— BEGIN Given data —

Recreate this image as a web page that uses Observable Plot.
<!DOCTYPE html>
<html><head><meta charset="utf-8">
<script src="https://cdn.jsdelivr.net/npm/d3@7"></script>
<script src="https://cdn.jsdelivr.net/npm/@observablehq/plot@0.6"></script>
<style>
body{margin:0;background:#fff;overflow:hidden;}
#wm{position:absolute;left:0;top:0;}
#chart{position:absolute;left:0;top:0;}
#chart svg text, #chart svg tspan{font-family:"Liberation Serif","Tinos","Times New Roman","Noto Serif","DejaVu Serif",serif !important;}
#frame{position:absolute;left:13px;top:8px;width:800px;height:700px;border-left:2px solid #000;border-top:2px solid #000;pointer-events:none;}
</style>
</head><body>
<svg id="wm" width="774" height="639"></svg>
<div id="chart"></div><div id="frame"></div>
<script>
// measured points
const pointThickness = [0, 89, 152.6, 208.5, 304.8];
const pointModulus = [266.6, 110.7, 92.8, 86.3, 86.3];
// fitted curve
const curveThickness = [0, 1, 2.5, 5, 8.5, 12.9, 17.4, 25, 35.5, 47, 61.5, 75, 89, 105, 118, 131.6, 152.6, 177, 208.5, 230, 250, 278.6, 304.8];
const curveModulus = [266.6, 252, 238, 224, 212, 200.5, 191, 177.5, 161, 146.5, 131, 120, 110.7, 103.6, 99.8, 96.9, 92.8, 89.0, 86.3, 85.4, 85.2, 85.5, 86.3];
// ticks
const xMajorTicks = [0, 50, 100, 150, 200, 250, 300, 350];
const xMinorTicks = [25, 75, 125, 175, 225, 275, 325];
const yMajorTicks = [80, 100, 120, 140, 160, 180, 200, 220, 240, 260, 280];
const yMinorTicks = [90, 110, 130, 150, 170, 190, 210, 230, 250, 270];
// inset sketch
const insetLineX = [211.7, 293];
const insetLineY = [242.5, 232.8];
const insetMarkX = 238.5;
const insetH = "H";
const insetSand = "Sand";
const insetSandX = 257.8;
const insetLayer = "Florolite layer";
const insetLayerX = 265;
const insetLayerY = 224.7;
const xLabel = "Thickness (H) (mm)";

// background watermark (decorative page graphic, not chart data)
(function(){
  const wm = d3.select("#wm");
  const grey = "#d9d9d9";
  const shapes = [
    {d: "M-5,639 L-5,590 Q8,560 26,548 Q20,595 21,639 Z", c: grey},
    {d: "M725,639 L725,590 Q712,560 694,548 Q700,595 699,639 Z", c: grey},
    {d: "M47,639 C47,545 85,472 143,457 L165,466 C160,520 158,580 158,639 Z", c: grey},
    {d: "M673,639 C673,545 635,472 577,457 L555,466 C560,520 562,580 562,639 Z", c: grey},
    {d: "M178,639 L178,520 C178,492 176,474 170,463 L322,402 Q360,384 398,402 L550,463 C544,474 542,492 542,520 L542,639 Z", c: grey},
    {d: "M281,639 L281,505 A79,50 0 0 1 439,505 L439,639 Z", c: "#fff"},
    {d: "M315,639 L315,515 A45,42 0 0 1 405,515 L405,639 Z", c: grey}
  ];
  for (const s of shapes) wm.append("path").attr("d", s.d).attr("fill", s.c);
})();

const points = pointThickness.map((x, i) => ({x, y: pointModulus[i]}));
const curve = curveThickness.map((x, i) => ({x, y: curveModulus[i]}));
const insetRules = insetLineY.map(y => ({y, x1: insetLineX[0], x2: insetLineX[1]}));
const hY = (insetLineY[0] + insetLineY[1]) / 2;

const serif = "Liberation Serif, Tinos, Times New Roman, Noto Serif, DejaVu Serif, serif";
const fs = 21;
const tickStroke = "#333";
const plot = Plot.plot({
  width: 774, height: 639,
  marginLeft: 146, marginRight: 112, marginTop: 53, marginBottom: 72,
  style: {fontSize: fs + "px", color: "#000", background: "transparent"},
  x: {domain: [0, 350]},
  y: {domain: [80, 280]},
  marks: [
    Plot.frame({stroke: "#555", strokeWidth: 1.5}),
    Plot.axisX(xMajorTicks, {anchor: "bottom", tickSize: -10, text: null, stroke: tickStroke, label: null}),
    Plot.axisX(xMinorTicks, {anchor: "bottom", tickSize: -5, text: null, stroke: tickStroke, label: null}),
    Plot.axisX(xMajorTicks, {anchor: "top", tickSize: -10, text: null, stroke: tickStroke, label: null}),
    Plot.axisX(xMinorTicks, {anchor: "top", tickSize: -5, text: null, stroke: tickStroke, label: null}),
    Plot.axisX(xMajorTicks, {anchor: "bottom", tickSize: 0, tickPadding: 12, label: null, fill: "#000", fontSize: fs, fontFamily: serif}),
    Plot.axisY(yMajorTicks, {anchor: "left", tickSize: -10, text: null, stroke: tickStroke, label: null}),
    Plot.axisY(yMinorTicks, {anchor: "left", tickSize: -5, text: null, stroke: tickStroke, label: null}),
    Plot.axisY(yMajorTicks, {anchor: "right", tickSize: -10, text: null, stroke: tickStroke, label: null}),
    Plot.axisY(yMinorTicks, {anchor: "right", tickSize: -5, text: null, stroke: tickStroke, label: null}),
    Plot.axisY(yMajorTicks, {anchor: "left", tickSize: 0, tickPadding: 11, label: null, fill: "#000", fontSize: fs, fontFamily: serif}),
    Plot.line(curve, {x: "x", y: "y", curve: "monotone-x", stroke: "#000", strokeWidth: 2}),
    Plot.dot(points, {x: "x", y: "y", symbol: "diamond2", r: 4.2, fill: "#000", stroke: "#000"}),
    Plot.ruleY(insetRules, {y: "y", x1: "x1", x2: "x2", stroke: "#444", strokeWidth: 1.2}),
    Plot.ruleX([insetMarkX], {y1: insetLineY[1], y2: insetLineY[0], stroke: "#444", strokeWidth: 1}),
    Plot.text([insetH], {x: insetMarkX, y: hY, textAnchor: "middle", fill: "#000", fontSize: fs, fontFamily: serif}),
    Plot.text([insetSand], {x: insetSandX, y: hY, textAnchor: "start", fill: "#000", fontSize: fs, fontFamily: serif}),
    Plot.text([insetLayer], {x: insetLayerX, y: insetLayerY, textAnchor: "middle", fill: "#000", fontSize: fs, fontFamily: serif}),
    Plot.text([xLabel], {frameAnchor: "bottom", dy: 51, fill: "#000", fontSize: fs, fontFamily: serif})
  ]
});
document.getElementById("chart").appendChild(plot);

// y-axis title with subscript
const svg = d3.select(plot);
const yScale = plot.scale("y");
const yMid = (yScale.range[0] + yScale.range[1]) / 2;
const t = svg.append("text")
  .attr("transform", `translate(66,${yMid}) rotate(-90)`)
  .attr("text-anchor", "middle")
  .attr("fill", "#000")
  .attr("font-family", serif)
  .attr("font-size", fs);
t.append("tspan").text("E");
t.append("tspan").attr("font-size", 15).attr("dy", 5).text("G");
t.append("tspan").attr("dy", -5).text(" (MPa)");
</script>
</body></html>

— END Given data —
— BEGIN Given data —

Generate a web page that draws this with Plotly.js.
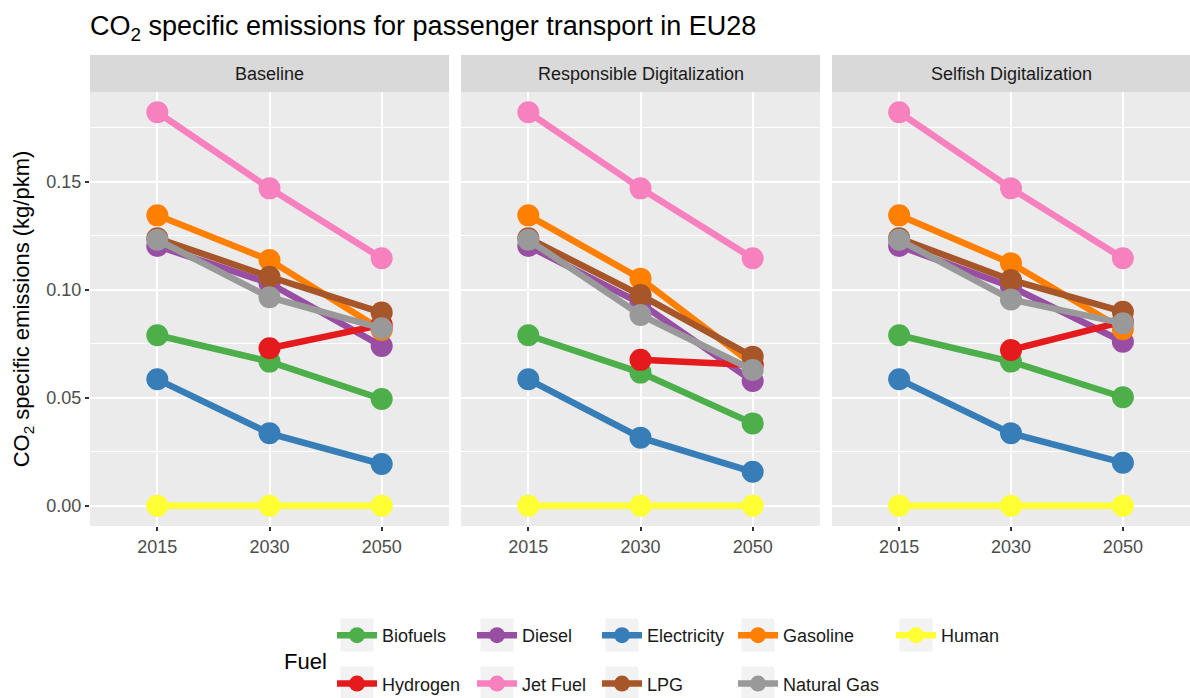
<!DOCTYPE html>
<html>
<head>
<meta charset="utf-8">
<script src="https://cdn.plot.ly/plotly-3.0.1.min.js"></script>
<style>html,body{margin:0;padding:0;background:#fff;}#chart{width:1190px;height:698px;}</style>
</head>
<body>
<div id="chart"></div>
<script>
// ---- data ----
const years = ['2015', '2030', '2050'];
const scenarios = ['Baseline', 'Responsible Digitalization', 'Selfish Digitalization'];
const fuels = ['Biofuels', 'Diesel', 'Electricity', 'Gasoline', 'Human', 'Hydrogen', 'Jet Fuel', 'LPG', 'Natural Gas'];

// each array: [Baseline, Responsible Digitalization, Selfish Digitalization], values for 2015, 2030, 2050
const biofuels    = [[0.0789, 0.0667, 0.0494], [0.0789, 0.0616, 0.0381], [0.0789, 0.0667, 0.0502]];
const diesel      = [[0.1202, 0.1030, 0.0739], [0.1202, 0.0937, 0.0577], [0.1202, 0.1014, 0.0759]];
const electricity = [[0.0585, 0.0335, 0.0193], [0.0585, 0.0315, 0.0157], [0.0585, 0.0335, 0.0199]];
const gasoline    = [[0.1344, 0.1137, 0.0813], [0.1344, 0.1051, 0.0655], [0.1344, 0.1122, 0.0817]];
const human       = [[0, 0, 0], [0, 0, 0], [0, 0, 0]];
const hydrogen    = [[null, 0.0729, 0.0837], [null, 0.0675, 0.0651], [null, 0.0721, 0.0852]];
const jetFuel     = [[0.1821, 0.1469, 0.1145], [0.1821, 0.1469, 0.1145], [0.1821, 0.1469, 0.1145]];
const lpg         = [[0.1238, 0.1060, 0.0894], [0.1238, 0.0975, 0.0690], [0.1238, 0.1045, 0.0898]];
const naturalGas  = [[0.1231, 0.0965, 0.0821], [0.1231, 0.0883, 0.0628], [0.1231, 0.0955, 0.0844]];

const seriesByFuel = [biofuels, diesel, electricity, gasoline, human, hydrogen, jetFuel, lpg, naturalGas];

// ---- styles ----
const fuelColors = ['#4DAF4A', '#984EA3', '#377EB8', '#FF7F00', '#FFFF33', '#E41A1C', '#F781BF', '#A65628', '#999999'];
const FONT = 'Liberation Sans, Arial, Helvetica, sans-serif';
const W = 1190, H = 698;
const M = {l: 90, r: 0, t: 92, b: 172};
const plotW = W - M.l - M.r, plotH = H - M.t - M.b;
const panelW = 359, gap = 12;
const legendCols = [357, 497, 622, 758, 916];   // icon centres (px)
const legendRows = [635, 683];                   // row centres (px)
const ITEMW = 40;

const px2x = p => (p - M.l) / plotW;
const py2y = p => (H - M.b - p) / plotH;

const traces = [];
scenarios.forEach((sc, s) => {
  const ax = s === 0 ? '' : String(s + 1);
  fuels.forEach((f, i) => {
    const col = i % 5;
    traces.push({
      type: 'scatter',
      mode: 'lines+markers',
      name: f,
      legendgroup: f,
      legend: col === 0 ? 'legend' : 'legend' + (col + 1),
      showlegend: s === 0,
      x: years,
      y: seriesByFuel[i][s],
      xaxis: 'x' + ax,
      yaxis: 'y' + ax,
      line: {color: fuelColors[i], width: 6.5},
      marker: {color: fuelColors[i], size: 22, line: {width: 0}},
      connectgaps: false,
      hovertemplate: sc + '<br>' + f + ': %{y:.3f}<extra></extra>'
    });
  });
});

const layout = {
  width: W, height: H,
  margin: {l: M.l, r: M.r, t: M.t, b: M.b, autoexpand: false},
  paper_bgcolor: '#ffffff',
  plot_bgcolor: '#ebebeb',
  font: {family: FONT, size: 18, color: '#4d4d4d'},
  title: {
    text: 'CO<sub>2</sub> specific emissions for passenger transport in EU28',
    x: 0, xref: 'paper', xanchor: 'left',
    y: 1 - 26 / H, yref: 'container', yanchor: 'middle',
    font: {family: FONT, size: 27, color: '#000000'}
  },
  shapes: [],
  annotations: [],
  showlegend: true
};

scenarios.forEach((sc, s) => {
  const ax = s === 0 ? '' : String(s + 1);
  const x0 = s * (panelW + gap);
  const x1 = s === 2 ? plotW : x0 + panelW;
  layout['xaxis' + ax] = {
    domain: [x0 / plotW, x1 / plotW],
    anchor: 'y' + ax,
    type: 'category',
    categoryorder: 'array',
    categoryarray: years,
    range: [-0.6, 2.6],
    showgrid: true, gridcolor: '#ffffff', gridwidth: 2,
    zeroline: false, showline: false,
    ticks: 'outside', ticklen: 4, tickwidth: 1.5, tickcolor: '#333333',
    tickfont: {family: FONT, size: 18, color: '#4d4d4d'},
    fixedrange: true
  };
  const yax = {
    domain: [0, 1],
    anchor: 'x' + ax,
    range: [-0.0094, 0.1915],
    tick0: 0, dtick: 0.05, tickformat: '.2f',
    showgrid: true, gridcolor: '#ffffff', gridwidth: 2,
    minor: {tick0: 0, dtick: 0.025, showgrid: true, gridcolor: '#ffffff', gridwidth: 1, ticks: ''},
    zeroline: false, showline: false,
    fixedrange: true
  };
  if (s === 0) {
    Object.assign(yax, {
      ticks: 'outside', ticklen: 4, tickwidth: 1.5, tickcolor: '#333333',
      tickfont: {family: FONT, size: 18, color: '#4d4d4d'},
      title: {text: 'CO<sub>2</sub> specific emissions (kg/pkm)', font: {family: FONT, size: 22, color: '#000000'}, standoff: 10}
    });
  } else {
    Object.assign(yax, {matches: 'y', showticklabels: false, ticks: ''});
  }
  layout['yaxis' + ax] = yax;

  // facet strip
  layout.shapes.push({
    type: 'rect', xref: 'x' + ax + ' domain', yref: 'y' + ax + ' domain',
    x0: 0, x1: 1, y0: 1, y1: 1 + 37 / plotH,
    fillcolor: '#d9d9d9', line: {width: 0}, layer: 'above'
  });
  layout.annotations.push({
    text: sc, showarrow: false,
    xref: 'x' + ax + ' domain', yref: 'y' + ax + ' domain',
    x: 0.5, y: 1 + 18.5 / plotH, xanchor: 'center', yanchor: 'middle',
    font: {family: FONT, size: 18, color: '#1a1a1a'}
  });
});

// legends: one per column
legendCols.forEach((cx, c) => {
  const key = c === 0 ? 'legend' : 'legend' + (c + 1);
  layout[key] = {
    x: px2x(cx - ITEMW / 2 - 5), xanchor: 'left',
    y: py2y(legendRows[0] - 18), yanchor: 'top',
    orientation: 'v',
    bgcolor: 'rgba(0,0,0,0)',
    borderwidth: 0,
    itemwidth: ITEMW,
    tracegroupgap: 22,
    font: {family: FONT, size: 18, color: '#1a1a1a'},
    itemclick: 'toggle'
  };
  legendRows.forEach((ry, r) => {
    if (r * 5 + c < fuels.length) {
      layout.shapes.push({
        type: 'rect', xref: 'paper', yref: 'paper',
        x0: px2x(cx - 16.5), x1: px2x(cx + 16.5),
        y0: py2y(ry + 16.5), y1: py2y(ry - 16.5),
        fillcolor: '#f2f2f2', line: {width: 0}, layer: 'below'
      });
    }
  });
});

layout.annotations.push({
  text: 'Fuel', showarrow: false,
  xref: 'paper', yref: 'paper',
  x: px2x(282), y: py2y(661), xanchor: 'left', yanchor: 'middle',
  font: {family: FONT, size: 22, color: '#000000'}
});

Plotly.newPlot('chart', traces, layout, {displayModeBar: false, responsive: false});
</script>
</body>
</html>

— END Given data —

→ What you have to do
Copy exactly the part of the material above that opens with the line containing "Generate a web" and closes with the line containing "jetFuel, lpg, naturalGas];", ends included. Drop the images.

→ Result below
Generate a web page that draws this with Plotly.js.
<!DOCTYPE html>
<html>
<head>
<meta charset="utf-8">
<script src="https://cdn.plot.ly/plotly-3.0.1.min.js"></script>
<style>html,body{margin:0;padding:0;background:#fff;}#chart{width:1190px;height:698px;}</style>
</head>
<body>
<div id="chart"></div>
<script>
// ---- data ----
const years = ['2015', '2030', '2050'];
const scenarios = ['Baseline', 'Responsible Digitalization', 'Selfish Digitalization'];
const fuels = ['Biofuels', 'Diesel', 'Electricity', 'Gasoline', 'Human', 'Hydrogen', 'Jet Fuel', 'LPG', 'Natural Gas'];

// each array: [Baseline, Responsible Digitalization, Selfish Digitalization], values for 2015, 2030, 2050
const biofuels    = [[0.0789, 0.0667, 0.0494], [0.0789, 0.0616, 0.0381], [0.0789, 0.0667, 0.0502]];
const diesel      = [[0.1202, 0.1030, 0.0739], [0.1202, 0.0937, 0.0577], [0.1202, 0.1014, 0.0759]];
const electricity = [[0.0585, 0.0335, 0.0193], [0.0585, 0.0315, 0.0157], [0.0585, 0.0335, 0.0199]];
const gasoline    = [[0.1344, 0.1137, 0.0813], [0.1344, 0.1051, 0.0655], [0.1344, 0.1122, 0.0817]];
const human       = [[0, 0, 0], [0, 0, 0], [0, 0, 0]];
const hydrogen    = [[null, 0.0729, 0.0837], [null, 0.0675, 0.0651], [null, 0.0721, 0.0852]];
const jetFuel     = [[0.1821, 0.1469, 0.1145], [0.1821, 0.1469, 0.1145], [0.1821, 0.1469, 0.1145]];
const lpg         = [[0.1238, 0.1060, 0.0894], [0.1238, 0.0975, 0.0690], [0.1238, 0.1045, 0.0898]];
const naturalGas  = [[0.1231, 0.0965, 0.0821], [0.1231, 0.0883, 0.0628], [0.1231, 0.0955, 0.0844]];

const seriesByFuel = [biofuels, diesel, electricity, gasoline, human, hydrogen, jetFuel, lpg, naturalGas];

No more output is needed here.